## Data extract

»»

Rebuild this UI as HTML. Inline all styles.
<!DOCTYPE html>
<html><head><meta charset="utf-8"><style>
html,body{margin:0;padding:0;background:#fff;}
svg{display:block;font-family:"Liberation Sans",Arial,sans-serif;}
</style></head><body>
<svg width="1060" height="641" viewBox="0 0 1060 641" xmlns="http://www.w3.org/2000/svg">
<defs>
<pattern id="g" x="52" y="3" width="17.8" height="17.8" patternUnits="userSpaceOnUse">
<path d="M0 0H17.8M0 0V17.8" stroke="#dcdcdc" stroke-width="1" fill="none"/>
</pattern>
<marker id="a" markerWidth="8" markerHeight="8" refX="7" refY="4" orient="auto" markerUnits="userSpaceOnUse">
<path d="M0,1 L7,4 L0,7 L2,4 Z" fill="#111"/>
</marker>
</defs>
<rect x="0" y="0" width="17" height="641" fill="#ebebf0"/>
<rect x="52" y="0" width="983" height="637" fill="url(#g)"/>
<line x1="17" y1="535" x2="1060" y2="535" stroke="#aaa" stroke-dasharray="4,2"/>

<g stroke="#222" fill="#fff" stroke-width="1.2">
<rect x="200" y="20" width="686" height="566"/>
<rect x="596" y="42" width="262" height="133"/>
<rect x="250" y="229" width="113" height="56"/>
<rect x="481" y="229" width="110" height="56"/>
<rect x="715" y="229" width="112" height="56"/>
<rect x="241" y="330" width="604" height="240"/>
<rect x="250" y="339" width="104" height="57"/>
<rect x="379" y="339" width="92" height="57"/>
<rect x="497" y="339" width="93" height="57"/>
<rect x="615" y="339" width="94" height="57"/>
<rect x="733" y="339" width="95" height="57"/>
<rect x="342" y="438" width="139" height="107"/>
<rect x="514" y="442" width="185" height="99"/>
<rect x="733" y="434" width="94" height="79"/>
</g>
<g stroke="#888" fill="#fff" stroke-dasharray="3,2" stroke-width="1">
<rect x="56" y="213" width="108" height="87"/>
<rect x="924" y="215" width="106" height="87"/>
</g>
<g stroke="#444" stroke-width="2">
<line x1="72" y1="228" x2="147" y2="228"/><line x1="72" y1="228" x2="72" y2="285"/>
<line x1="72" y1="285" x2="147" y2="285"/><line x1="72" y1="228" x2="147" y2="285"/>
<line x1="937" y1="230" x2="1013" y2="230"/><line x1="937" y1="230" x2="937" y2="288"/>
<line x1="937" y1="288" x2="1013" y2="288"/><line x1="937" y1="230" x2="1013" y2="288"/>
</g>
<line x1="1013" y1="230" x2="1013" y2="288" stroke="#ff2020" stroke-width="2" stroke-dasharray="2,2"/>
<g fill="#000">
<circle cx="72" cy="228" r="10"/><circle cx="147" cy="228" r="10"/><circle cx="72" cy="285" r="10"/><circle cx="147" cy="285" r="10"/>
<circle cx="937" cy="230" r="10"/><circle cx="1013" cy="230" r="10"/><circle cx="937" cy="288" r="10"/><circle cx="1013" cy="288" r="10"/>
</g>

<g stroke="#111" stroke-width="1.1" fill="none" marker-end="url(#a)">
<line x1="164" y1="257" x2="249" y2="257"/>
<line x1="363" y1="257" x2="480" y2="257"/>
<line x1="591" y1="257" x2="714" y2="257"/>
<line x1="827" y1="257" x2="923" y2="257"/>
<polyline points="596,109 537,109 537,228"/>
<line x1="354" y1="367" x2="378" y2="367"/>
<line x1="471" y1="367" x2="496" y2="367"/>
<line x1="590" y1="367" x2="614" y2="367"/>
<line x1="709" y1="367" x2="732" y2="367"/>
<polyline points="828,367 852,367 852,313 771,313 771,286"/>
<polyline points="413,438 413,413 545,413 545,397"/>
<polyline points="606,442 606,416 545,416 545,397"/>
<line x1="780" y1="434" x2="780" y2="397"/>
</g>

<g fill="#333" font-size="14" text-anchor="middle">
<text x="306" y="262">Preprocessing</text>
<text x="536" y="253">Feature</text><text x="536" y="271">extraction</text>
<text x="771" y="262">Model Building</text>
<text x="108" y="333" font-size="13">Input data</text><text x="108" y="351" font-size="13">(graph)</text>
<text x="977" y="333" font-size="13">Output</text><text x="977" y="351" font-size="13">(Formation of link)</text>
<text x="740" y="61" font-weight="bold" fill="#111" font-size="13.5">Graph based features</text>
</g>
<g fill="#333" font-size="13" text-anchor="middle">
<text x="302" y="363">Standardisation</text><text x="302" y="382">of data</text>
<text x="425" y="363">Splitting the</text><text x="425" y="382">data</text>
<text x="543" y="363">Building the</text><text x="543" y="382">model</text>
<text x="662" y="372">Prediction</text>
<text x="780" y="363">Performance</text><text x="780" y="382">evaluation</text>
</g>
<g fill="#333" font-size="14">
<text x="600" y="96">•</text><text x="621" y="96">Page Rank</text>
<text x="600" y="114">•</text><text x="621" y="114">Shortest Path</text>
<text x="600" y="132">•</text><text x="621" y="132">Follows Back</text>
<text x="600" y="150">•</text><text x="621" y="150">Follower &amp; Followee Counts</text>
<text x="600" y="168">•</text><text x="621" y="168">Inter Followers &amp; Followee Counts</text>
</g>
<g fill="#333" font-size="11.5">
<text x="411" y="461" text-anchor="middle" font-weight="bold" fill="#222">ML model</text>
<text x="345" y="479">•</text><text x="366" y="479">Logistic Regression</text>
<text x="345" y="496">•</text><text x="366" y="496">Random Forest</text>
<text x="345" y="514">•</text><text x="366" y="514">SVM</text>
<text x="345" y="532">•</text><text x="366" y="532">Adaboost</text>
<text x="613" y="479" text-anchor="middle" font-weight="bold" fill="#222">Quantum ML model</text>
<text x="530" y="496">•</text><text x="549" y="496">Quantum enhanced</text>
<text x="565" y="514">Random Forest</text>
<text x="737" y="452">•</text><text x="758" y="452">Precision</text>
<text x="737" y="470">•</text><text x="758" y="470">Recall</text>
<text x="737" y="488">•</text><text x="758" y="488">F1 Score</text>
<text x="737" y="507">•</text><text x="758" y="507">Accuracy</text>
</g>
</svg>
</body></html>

««

## Task details
Write the material out again in its entirety, exactly as shown.

## Exercise output
Rebuild this UI as HTML. Inline all styles.
<!DOCTYPE html>
<html><head><meta charset="utf-8"><style>
html,body{margin:0;padding:0;background:#fff;}
svg{display:block;font-family:"Liberation Sans",Arial,sans-serif;}
</style></head><body>
<svg width="1060" height="641" viewBox="0 0 1060 641" xmlns="http://www.w3.org/2000/svg">
<defs>
<pattern id="g" x="52" y="3" width="17.8" height="17.8" patternUnits="userSpaceOnUse">
<path d="M0 0H17.8M0 0V17.8" stroke="#dcdcdc" stroke-width="1" fill="none"/>
</pattern>
<marker id="a" markerWidth="8" markerHeight="8" refX="7" refY="4" orient="auto" markerUnits="userSpaceOnUse">
<path d="M0,1 L7,4 L0,7 L2,4 Z" fill="#111"/>
</marker>
</defs>
<rect x="0" y="0" width="17" height="641" fill="#ebebf0"/>
<rect x="52" y="0" width="983" height="637" fill="url(#g)"/>
<line x1="17" y1="535" x2="1060" y2="535" stroke="#aaa" stroke-dasharray="4,2"/>

<g stroke="#222" fill="#fff" stroke-width="1.2">
<rect x="200" y="20" width="686" height="566"/>
<rect x="596" y="42" width="262" height="133"/>
<rect x="250" y="229" width="113" height="56"/>
<rect x="481" y="229" width="110" height="56"/>
<rect x="715" y="229" width="112" height="56"/>
<rect x="241" y="330" width="604" height="240"/>
<rect x="250" y="339" width="104" height="57"/>
<rect x="379" y="339" width="92" height="57"/>
<rect x="497" y="339" width="93" height="57"/>
<rect x="615" y="339" width="94" height="57"/>
<rect x="733" y="339" width="95" height="57"/>
<rect x="342" y="438" width="139" height="107"/>
<rect x="514" y="442" width="185" height="99"/>
<rect x="733" y="434" width="94" height="79"/>
</g>
<g stroke="#888" fill="#fff" stroke-dasharray="3,2" stroke-width="1">
<rect x="56" y="213" width="108" height="87"/>
<rect x="924" y="215" width="106" height="87"/>
</g>
<g stroke="#444" stroke-width="2">
<line x1="72" y1="228" x2="147" y2="228"/><line x1="72" y1="228" x2="72" y2="285"/>
<line x1="72" y1="285" x2="147" y2="285"/><line x1="72" y1="228" x2="147" y2="285"/>
<line x1="937" y1="230" x2="1013" y2="230"/><line x1="937" y1="230" x2="937" y2="288"/>
<line x1="937" y1="288" x2="1013" y2="288"/><line x1="937" y1="230" x2="1013" y2="288"/>
</g>
<line x1="1013" y1="230" x2="1013" y2="288" stroke="#ff2020" stroke-width="2" stroke-dasharray="2,2"/>
<g fill="#000">
<circle cx="72" cy="228" r="10"/><circle cx="147" cy="228" r="10"/><circle cx="72" cy="285" r="10"/><circle cx="147" cy="285" r="10"/>
<circle cx="937" cy="230" r="10"/><circle cx="1013" cy="230" r="10"/><circle cx="937" cy="288" r="10"/><circle cx="1013" cy="288" r="10"/>
</g>

<g stroke="#111" stroke-width="1.1" fill="none" marker-end="url(#a)">
<line x1="164" y1="257" x2="249" y2="257"/>
<line x1="363" y1="257" x2="480" y2="257"/>
<line x1="591" y1="257" x2="714" y2="257"/>
<line x1="827" y1="257" x2="923" y2="257"/>
<polyline points="596,109 537,109 537,228"/>
<line x1="354" y1="367" x2="378" y2="367"/>
<line x1="471" y1="367" x2="496" y2="367"/>
<line x1="590" y1="367" x2="614" y2="367"/>
<line x1="709" y1="367" x2="732" y2="367"/>
<polyline points="828,367 852,367 852,313 771,313 771,286"/>
<polyline points="413,438 413,413 545,413 545,397"/>
<polyline points="606,442 606,416 545,416 545,397"/>
<line x1="780" y1="434" x2="780" y2="397"/>
</g>

<g fill="#333" font-size="14" text-anchor="middle">
<text x="306" y="262">Preprocessing</text>
<text x="536" y="253">Feature</text><text x="536" y="271">extraction</text>
<text x="771" y="262">Model Building</text>
<text x="108" y="333" font-size="13">Input data</text><text x="108" y="351" font-size="13">(graph)</text>
<text x="977" y="333" font-size="13">Output</text><text x="977" y="351" font-size="13">(Formation of link)</text>
<text x="740" y="61" font-weight="bold" fill="#111" font-size="13.5">Graph based features</text>
</g>
<g fill="#333" font-size="13" text-anchor="middle">
<text x="302" y="363">Standardisation</text><text x="302" y="382">of data</text>
<text x="425" y="363">Splitting the</text><text x="425" y="382">data</text>
<text x="543" y="363">Building the</text><text x="543" y="382">model</text>
<text x="662" y="372">Prediction</text>
<text x="780" y="363">Performance</text><text x="780" y="382">evaluation</text>
</g>
<g fill="#333" font-size="14">
<text x="600" y="96">•</text><text x="621" y="96">Page Rank</text>
<text x="600" y="114">•</text><text x="621" y="114">Shortest Path</text>
<text x="600" y="132">•</text><text x="621" y="132">Follows Back</text>
<text x="600" y="150">•</text><text x="621" y="150">Follower &amp; Followee Counts</text>
<text x="600" y="168">•</text><text x="621" y="168">Inter Followers &amp; Followee Counts</text>
</g>
<g fill="#333" font-size="11.5">
<text x="411" y="461" text-anchor="middle" font-weight="bold" fill="#222">ML model</text>
<text x="345" y="479">•</text><text x="366" y="479">Logistic Regression</text>
<text x="345" y="496">•</text><text x="366" y="496">Random Forest</text>
<text x="345" y="514">•</text><text x="366" y="514">SVM</text>
<text x="345" y="532">•</text><text x="366" y="532">Adaboost</text>
<text x="613" y="479" text-anchor="middle" font-weight="bold" fill="#222">Quantum ML model</text>
<text x="530" y="496">•</text><text x="549" y="496">Quantum enhanced</text>
<text x="565" y="514">Random Forest</text>
<text x="737" y="452">•</text><text x="758" y="452">Precision</text>
<text x="737" y="470">•</text><text x="758" y="470">Recall</text>
<text x="737" y="488">•</text><text x="758" y="488">F1 Score</text>
<text x="737" y="507">•</text><text x="758" y="507">Accuracy</text>
</g>
</svg>
</body></html>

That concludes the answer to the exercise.